Please click on the attachment to view Glen Shellrude, “The Freedom of God in Mercy and Judgment: A Libertarian Reading of Romans 9:6-29”, Evangelical Quarterly 81.4 (2009), 306–318.
Here is the author’s abstract:
Romans 9:6-26 is commonly interpreted to mean that Jewish unbelief and Gentile
responsiveness to the Gospel was something ordained or predestined by
God. This article identifies elements in the whole context of 9 – 11 which call this
approach in question. It then proposes that Paul’s intent is to rebut the claim
that God was under obligation to ensure that Israel recognize the time of fulfillment.
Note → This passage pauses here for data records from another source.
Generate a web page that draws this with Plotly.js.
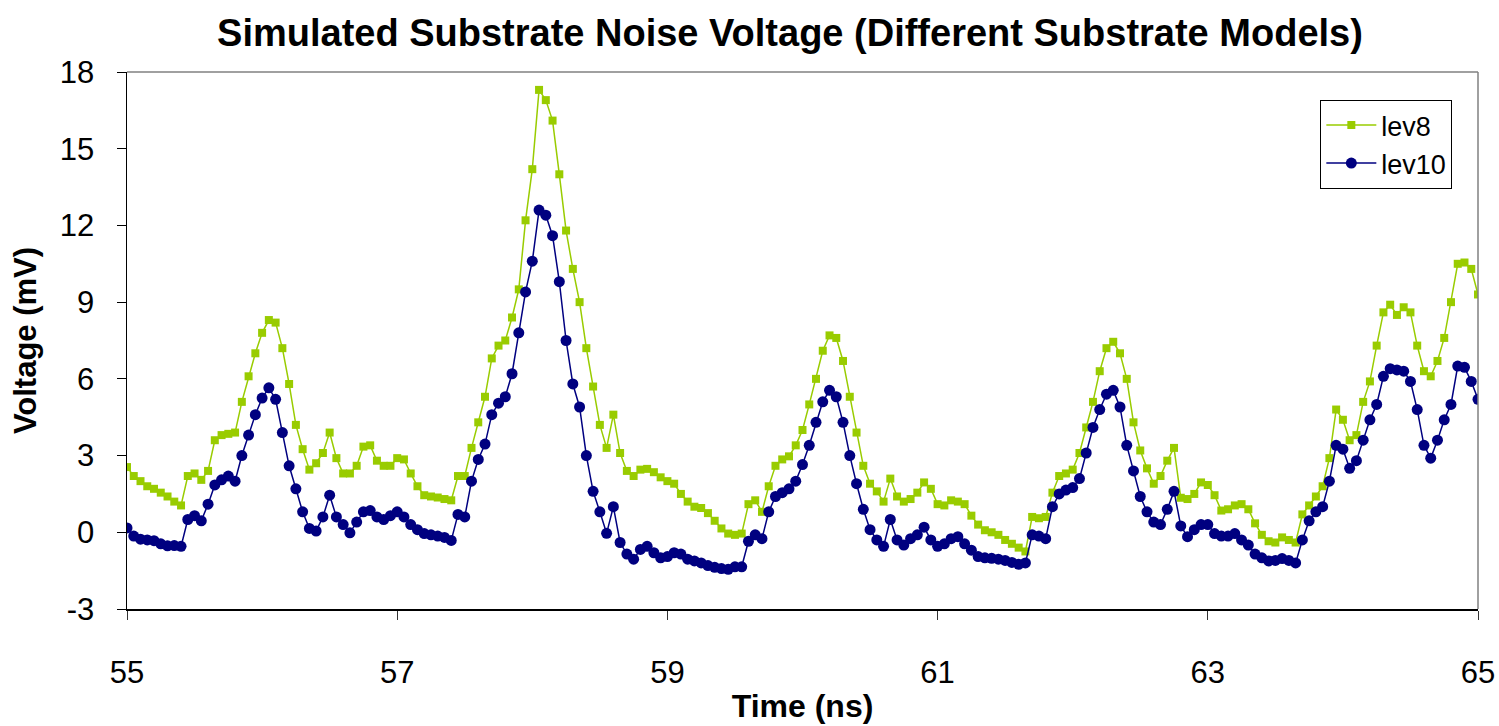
<!DOCTYPE html>
<html>
<head>
<meta charset="utf-8">
<script src="https://cdn.plot.ly/plotly-3.0.1.min.js"></script>
<style>html,body{margin:0;padding:0;background:#fff;}#chart{width:1499px;height:726px;}</style>
</head>
<body>
<div id="chart"></div>
<script>
// Time samples (ns)
const time = [
55.00,55.05,55.10,55.15,55.20,55.25,55.30,55.35,55.40,55.45,
55.50,55.55,55.60,55.65,55.70,55.75,55.80,55.85,55.90,55.95,
56.00,56.05,56.10,56.15,56.20,56.25,56.30,56.35,56.40,56.45,
56.50,56.55,56.60,56.65,56.70,56.75,56.80,56.85,56.90,56.95,
57.00,57.05,57.10,57.15,57.20,57.25,57.30,57.35,57.40,57.45,
57.50,57.55,57.60,57.65,57.70,57.75,57.80,57.85,57.90,57.95,
58.00,58.05,58.10,58.15,58.20,58.25,58.30,58.35,58.40,58.45,
58.50,58.55,58.60,58.65,58.70,58.75,58.80,58.85,58.90,58.95,
59.00,59.05,59.10,59.15,59.20,59.25,59.30,59.35,59.40,59.45,
59.50,59.55,59.60,59.65,59.70,59.75,59.80,59.85,59.90,59.95,
60.00,60.05,60.10,60.15,60.20,60.25,60.30,60.35,60.40,60.45,
60.50,60.55,60.60,60.65,60.70,60.75,60.80,60.85,60.90,60.95,
61.00,61.05,61.10,61.15,61.20,61.25,61.30,61.35,61.40,61.45,
61.50,61.55,61.60,61.65,61.70,61.75,61.80,61.85,61.90,61.95,
62.00,62.05,62.10,62.15,62.20,62.25,62.30,62.35,62.40,62.45,
62.50,62.55,62.60,62.65,62.70,62.75,62.80,62.85,62.90,62.95,
63.00,63.05,63.10,63.15,63.20,63.25,63.30,63.35,63.40,63.45,
63.50,63.55,63.60,63.65,63.70,63.75,63.80,63.85,63.90,63.95,
64.00,64.05,64.10,64.15,64.20,64.25,64.30,64.35,64.40,64.45,
64.50,64.55,64.60,64.65,64.70,64.75,64.80,64.85,64.90,64.95,
65.00];

// Voltage (mV), series lev8
const lev8 = [
2.55,2.2,2.0,1.8,1.7,1.55,1.4,1.2,1.05,2.2,
2.3,2.05,2.4,3.6,3.8,3.85,3.9,5.1,6.1,7.0,
7.8,8.3,8.2,7.2,5.8,4.2,3.25,2.45,2.7,3.1,
3.9,2.9,2.3,2.3,2.6,3.35,3.4,2.8,2.6,2.6,
2.9,2.85,2.3,1.8,1.45,1.4,1.36,1.3,1.25,2.2,
2.2,3.3,4.3,5.3,6.8,7.3,7.5,8.4,9.5,12.2,
14.2,17.3,16.9,16.1,14.0,11.8,10.3,9.0,7.2,5.7,
4.2,3.3,4.6,3.1,2.4,2.2,2.45,2.48,2.35,2.15,
2.0,1.9,1.5,1.2,1.0,0.95,0.75,0.45,0.15,-0.05,
-0.1,-0.05,1.1,1.25,0.8,1.8,2.6,2.85,2.97,3.4,
4.0,5.0,6.0,7.1,7.7,7.6,6.7,5.3,3.9,2.6,
1.9,1.6,1.2,2.1,1.4,1.2,1.3,1.55,1.95,1.7,
1.1,1.05,1.25,1.2,1.1,0.65,0.3,0.08,0.0,-0.1,
-0.3,-0.45,-0.6,-0.75,0.6,0.55,0.6,1.55,2.2,2.3,
2.45,3.1,4.1,5.1,6.3,7.2,7.45,7.0,6.0,4.3,
3.2,2.5,1.9,2.2,2.8,3.3,1.35,1.3,1.5,1.95,
1.85,1.45,0.85,0.9,1.05,1.1,0.9,0.35,-0.1,-0.35,
-0.4,-0.2,-0.3,-0.4,0.7,1.05,1.4,1.8,2.9,4.8,
4.4,3.6,3.8,5.1,5.9,7.3,8.6,8.9,8.5,8.8,
8.6,7.3,6.3,6.1,6.7,7.6,9.0,10.5,10.55,10.3,
9.3];

// Voltage (mV), series lev10
const lev10 = [
0.17,-0.15,-0.27,-0.3,-0.33,-0.45,-0.53,-0.52,-0.55,0.5,
0.65,0.45,1.1,1.85,2.05,2.2,2.0,3.0,3.8,4.6,
5.25,5.65,5.2,3.9,2.6,1.7,0.8,0.15,0.05,0.6,
1.45,0.6,0.3,-0.02,0.4,0.8,0.85,0.6,0.5,0.65,
0.8,0.6,0.3,0.1,-0.05,-0.1,-0.15,-0.2,-0.32,0.7,
0.6,2.0,2.85,3.45,4.6,5.05,5.3,6.2,7.8,9.4,
10.6,12.6,12.4,11.6,9.8,7.5,5.8,4.9,3.0,1.6,
0.8,-0.04,1.0,-0.4,-0.85,-1.05,-0.67,-0.55,-0.8,-1.0,
-0.95,-0.8,-0.85,-1.05,-1.12,-1.2,-1.3,-1.37,-1.42,-1.45,
-1.35,-1.35,-0.35,-0.1,-0.25,0.8,1.4,1.55,1.7,2.0,
2.65,3.4,4.3,5.1,5.55,5.3,4.3,3.0,1.9,0.9,
0.1,-0.3,-0.55,0.5,-0.3,-0.5,-0.25,-0.1,0.2,-0.3,
-0.55,-0.45,-0.25,-0.17,-0.45,-0.7,-0.95,-1.0,-1.02,-1.05,
-1.1,-1.18,-1.25,-1.2,-0.1,-0.15,-0.25,1.0,1.5,1.65,
1.75,2.1,3.1,4.1,4.8,5.4,5.55,4.9,3.4,2.4,
1.4,0.8,0.4,0.3,0.9,1.6,0.25,-0.17,0.1,0.3,
0.3,-0.05,-0.15,-0.15,-0.05,-0.3,-0.5,-0.85,-1.0,-1.12,
-1.1,-1.03,-1.1,-1.2,-0.3,0.45,0.8,1.0,2.0,3.4,
3.25,2.5,2.8,3.6,4.4,5.0,6.1,6.4,6.35,6.3,
5.9,4.8,3.4,2.9,3.6,4.4,5.0,6.5,6.45,5.9,
5.2];

const seriesNames = ['lev8', 'lev10'];
const xTicks = [55, 57, 59, 61, 63, 65];
const yTicks = [-3, 0, 3, 6, 9, 12, 15, 18];

const FONT = '"Liberation Sans", Arial, Helvetica, sans-serif';

const traces = [
  {
    x: time, y: lev8, name: seriesNames[0], type: 'scatter', mode: 'lines+markers',
    line: {color: '#99CC00', width: 1.5},
    marker: {symbol: 'square', size: 8, color: '#99CC00'}
  },
  {
    x: time, y: lev10, name: seriesNames[1], type: 'scatter', mode: 'lines+markers',
    line: {color: '#000080', width: 1.5},
    marker: {symbol: 'circle', size: 11, color: '#000080'}
  }
];

const layout = {
  width: 1499, height: 726,
  margin: {l: 127, r: 21, t: 72, b: 117},
  paper_bgcolor: '#fff', plot_bgcolor: '#fff',
  font: {family: FONT, color: '#000'},
  title: {
    text: '<b>Simulated Substrate Noise Voltage (Different Substrate Models)</b>',
    font: {family: FONT, size: 38, color: '#000'},
    x: 0.527, xref: 'container', xanchor: 'center',
    y: 0.955, yref: 'container', yanchor: 'middle'
  },
  xaxis: {
    range: [55, 65], tickvals: xTicks, ticktext: xTicks.map(String),
    showgrid: false, zeroline: false,
    showline: true, linecolor: '#000', linewidth: 1.5,
    ticks: 'outside', ticklen: 9, tickcolor: '#333', tickwidth: 1,
    ticklabelstandoff: 26,
    tickfont: {family: FONT, size: 31, color: '#000'},
    title: {text: '<b>Time (ns)</b>', font: {family: FONT, size: 32, color: '#000'}, standoff: 6}
  },
  yaxis: {
    range: [-3, 18], tickvals: yTicks, ticktext: yTicks.map(String),
    showgrid: false, zeroline: false,
    showline: true, linecolor: '#000', linewidth: 1.5,
    ticks: 'outside', ticklen: 9, tickcolor: '#000', tickwidth: 1,
    ticklabelstandoff: 16,
    tickfont: {family: FONT, size: 31, color: '#000'},
    title: {text: '<b>Voltage (mV)</b>', font: {family: FONT, size: 31, color: '#000'}, standoff: 14}
  },
  shapes: [
    {type: 'line', xref: 'paper', yref: 'paper', x0: 0, x1: 1, y0: 1, y1: 1, line: {color: '#808080', width: 1.5}},
    {type: 'line', xref: 'paper', yref: 'paper', x0: 1, x1: 1, y0: 0, y1: 1, line: {color: '#808080', width: 1.5}}
  ],
  legend: {
    x: 0.981, xanchor: 'right', y: 0.948, yanchor: 'top',
    bgcolor: '#fff', bordercolor: '#000', borderwidth: 1,
    font: {family: FONT, size: 27, color: '#000'},
    itemwidth: 50, tracegroupgap: 0
  },
  showlegend: true
};

Plotly.newPlot('chart', traces, layout, {displayModeBar: false, staticPlot: true});
</script>
</body>
</html>
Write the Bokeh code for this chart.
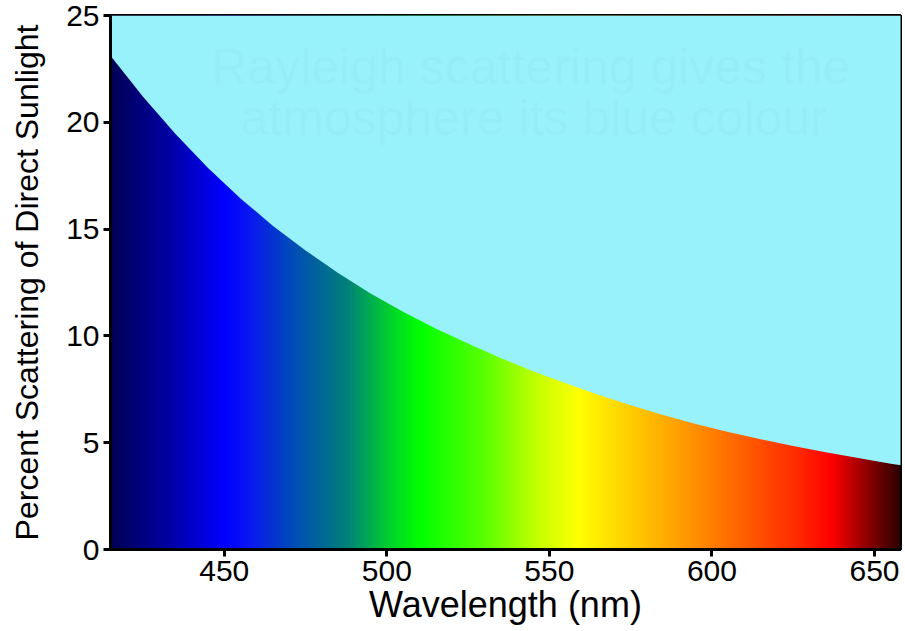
import numpy as np
from bokeh.plotting import figure
from bokeh.models import Range1d, FixedTicker
from bokeh.core.properties import value
from bokeh.embed import file_html
from bokeh.resources import INLINE

# Scattering curve (wavelength nm, percent)
wavelength = [415, 425, 435, 445, 455, 465, 475, 485, 495, 505, 515, 525, 535,
              545, 555, 565, 575, 585, 595, 605, 615, 625, 635, 645, 655, 660]
scattering = [23.12, 21.2, 19.45, 17.86, 16.43, 15.15, 14.0, 12.95, 11.99,
              11.13, 10.35, 9.64, 8.97, 8.35, 7.78, 7.24, 6.75, 6.30, 5.88,
              5.50, 5.16, 4.84, 4.55, 4.28, 4.02, 3.90]

# Spectrum colour stops (wavelength nm -> RGB)
stop_wl = [415, 433, 450, 458, 472, 488, 500, 510, 530, 547, 559, 580, 596,
           627, 637, 648, 658]
stop_r = [0, 0, 0, 10, 0, 0, 0, 0, 90, 200, 255, 255, 255, 255, 255, 140, 45]
stop_g = [0, 0, 0, 25, 80, 130, 205, 255, 255, 255, 255, 190, 140, 40, 0, 0, 0]
stop_b = [85, 165, 255, 240, 180, 120, 50, 0, 0, 0, 0, 0, 0, 0, 0, 0, 0]

x_ticks = [450, 500, 550, 600, 650]
y_ticks = [0, 5, 10, 15, 20, 25]
x_lo, x_hi = 415, 658
y_lo, y_hi = 0, 25

sky = "#98F2FC"
font = "Liberation Sans"

p = figure(width=905, height=631, output_backend="svg", toolbar_location=None,
           x_range=Range1d(x_lo, x_hi), y_range=Range1d(y_lo, y_hi),
           min_border_left=110, min_border_right=5, min_border_top=15,
           min_border_bottom=82)

# spectrum gradient image
ncol = 1000
cols_wl = np.linspace(x_lo, x_hi, ncol)
r = np.interp(cols_wl, stop_wl, stop_r).astype(np.uint32)
g = np.interp(cols_wl, stop_wl, stop_g).astype(np.uint32)
b = np.interp(cols_wl, stop_wl, stop_b).astype(np.uint32)
img = (255 << 24) | (b << 16) | (g << 8) | r
img = img.reshape(1, ncol).astype(np.uint32)
p.image_rgba(image=[img], x=x_lo, y=y_lo, dw=x_hi - x_lo, dh=y_hi - y_lo)

# sky area above the curve
p.varea(x=wavelength, y1=scattering, y2=[y_hi] * len(wavelength),
        fill_color=sky, fill_alpha=1.0)

# faint background wording
p.text(x=[446], y=[22.6], text=["Rayleigh scattering gives the"],
       text_font=value(font), text_font_size="50px", text_color="black",
       text_alpha=0.018, text_baseline="middle")
p.text(x=[455], y=[20.2], text=["atmosphere its blue colour"],
       text_font=value(font), text_font_size="50px", text_color="black",
       text_alpha=0.018, text_baseline="middle")

p.xgrid.visible = False
p.ygrid.visible = False
p.background_fill_color = sky
p.border_fill_color = "white"
p.outline_line_color = "black"
p.outline_line_width = 3

p.xaxis.ticker = FixedTicker(ticks=x_ticks)
p.yaxis.ticker = FixedTicker(ticks=y_ticks)
for ax in (p.xaxis, p.yaxis):
    ax.axis_line_width = 3
    ax.axis_line_color = "black"
    ax.major_tick_line_width = 3
    ax.major_tick_line_color = "black"
    ax.major_tick_out = 7
    ax.major_tick_in = 0
    ax.minor_tick_line_color = None
    ax.major_label_text_font = font
    ax.major_label_text_font_size = "30px"
    ax.major_label_text_color = "black"
    ax.axis_label_text_font = font
    ax.axis_label_text_font_style = "normal"
    ax.axis_label_text_color = "black"

p.xaxis.axis_label = "Wavelength (nm)"
p.yaxis.axis_label = "Percent Scattering of Direct Sunlight"
p.xaxis.axis_label_text_font_size = "36px"
p.yaxis.axis_label_text_font_size = "32px"
p.xaxis.major_label_standoff = 4
p.xaxis.axis_label_standoff = 0
p.yaxis.major_label_standoff = 4
p.yaxis.axis_label_standoff = 18

open("out.html", "w").write(file_html(p, INLINE))
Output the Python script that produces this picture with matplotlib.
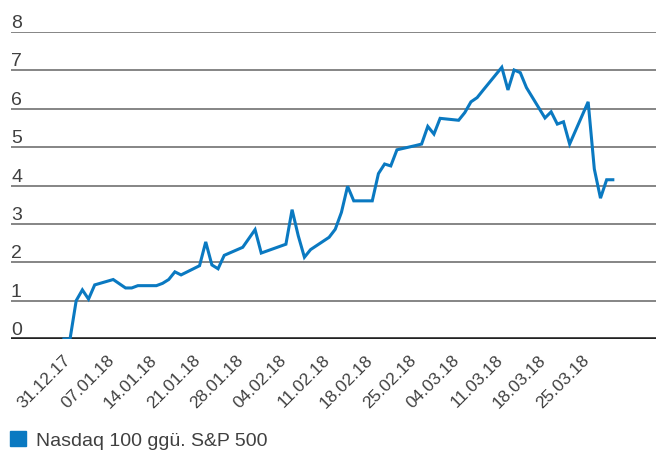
import datetime as dt
import matplotlib
matplotlib.use('Agg')
import matplotlib.pyplot as plt
import matplotlib.dates as mdates
import matplotlib.transforms as mtransforms
from matplotlib.patches import Patch

# Data
dates = ['31.12.17', '01.01.18', '02.01.18', '03.01.18', '04.01.18', '05.01.18',
         '08.01.18', '10.01.18', '11.01.18', '12.01.18', '15.01.18', '16.01.18',
         '17.01.18', '18.01.18', '19.01.18', '22.01.18', '23.01.18', '24.01.18',
         '25.01.18', '26.01.18', '29.01.18', '31.01.18', '01.02.18', '05.02.18',
         '06.02.18', '07.02.18', '08.02.18', '09.02.18', '12.02.18', '13.02.18',
         '14.02.18', '15.02.18', '16.02.18', '19.02.18', '20.02.18', '21.02.18',
         '22.02.18', '23.02.18', '26.02.18', '27.02.18', '28.02.18', '01.03.18',
         '02.03.18', '05.03.18', '06.03.18', '07.03.18', '08.03.18', '09.03.18',
         '12.03.18', '13.03.18', '14.03.18', '15.03.18', '16.03.18', '19.03.18',
         '20.03.18', '21.03.18', '22.03.18', '23.03.18', '26.03.18', '27.03.18',
         '28.03.18', '29.03.18', '30.03.18']
values = [0.0, 0.0, 1.00, 1.28, 1.04, 1.41,
          1.55, 1.33, 1.33, 1.39, 1.39, 1.45,
          1.55, 1.75, 1.67, 1.91, 2.53, 1.93,
          1.83, 2.18, 2.39, 2.85, 2.24, 2.47,
          3.37, 2.69, 2.13, 2.33, 2.65, 2.86,
          3.30, 3.98, 3.60, 3.60, 4.31, 4.56,
          4.51, 4.93, 5.04, 5.08, 5.54, 5.34,
          5.75, 5.70, 5.90, 6.18, 6.29, 6.49,
          7.08, 6.49, 7.01, 6.94, 6.55, 5.76,
          5.92, 5.60, 5.66, 5.08, 6.18, 4.43,
          3.67, 4.15, 4.15]
tick_labels = ['31.12.17', '07.01.18', '14.01.18', '21.01.18', '28.01.18', '04.02.18',
               '11.02.18', '18.02.18', '25.02.18', '04.03.18', '11.03.18', '18.03.18',
               '25.03.18']
yvals = [0, 1, 2, 3, 4, 5, 6, 7, 8]
series_name = 'Nasdaq 100 ggü. S&P 500'

blue = '#0a79c1'
txtcol = '#404040'
plt.rcParams['font.family'] = ['Liberation Sans', 'DejaVu Sans']

x = [dt.datetime.strptime(d, '%d.%m.%y') for d in dates]
xt = [dt.datetime.strptime(d, '%d.%m.%y') for d in tick_labels]

fig = plt.figure(figsize=(6.56, 4.56), dpi=100)
ax = fig.add_axes([11/656, 116/456, 645/656, 307/456])

for v in yvals[1:]:
    ax.axhline(v, color='#858585', lw=1.4, zorder=1)
ax.axhline(0, color='#222222', lw=2.6, zorder=1.5)

ax.plot(x, values, color=blue, lw=2.2, zorder=2, solid_joinstyle='miter')

x0 = mdates.date2num(dt.datetime(2018, 1, 1))
ax.set_xlim(x0 - 9.57, x0 + 95.0)
ax.set_ylim(0, 8)

for s in ax.spines.values():
    s.set_visible(False)
ax.set_yticks([])

# y labels sit on top of the grid lines
trans = mtransforms.blended_transform_factory(ax.transAxes, ax.transData)
off = mtransforms.ScaledTranslation(0, 5/100, fig.dpi_scale_trans)
for v in yvals:
    ax.text(0, v, str(v), transform=trans + off, ha='left', va='baseline',
            fontsize=14, color=txtcol)

ax.set_xticks(xt)
ax.set_xticklabels(tick_labels, rotation=45, ha='right', fontsize=12.5, color=txtcol)
ax.tick_params(axis='x', length=0, pad=9)
shift = mtransforms.ScaledTranslation(10/100, 0, fig.dpi_scale_trans)
for lab in ax.get_xticklabels():
    lab.set_transform(lab.get_transform() + shift)

fig.legend(handles=[Patch(color=blue)], labels=[series_name], loc='lower left',
           bbox_to_anchor=(10/656, 6/456), frameon=False, fontsize=14,
           handlelength=0.8, handleheight=0.8, handletextpad=0.55,
           labelcolor=txtcol, borderaxespad=0, borderpad=0)

fig.savefig('out.png', dpi=100)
Paul argues that God: 1. is free to define his people on the basis of who
responds to his gracious initiative; 2. is free to respond to Israel’s unbelief with
a judgment of hardening rather than turning up the heat of irresistible grace; 3.
is free to use the occasion of a hardened Israel for a broader proclamation of the
Gospel; 4. is free to show mercy to Gentiles, to those who were not understood
as the primary recipients of God’s covenant promises. The overarching point is
that when the present situation is viewed from this perspective, God’s Word has
clearly not failed. The objectives of the article are 1. to challenge the traditional
Calvinist reading of the text; 2. to propose an alternative which is not eisegetical
but is supported by a reconstruction of the issue to which Paul was responding
and the context of his whole argument in Romans 9 – 11.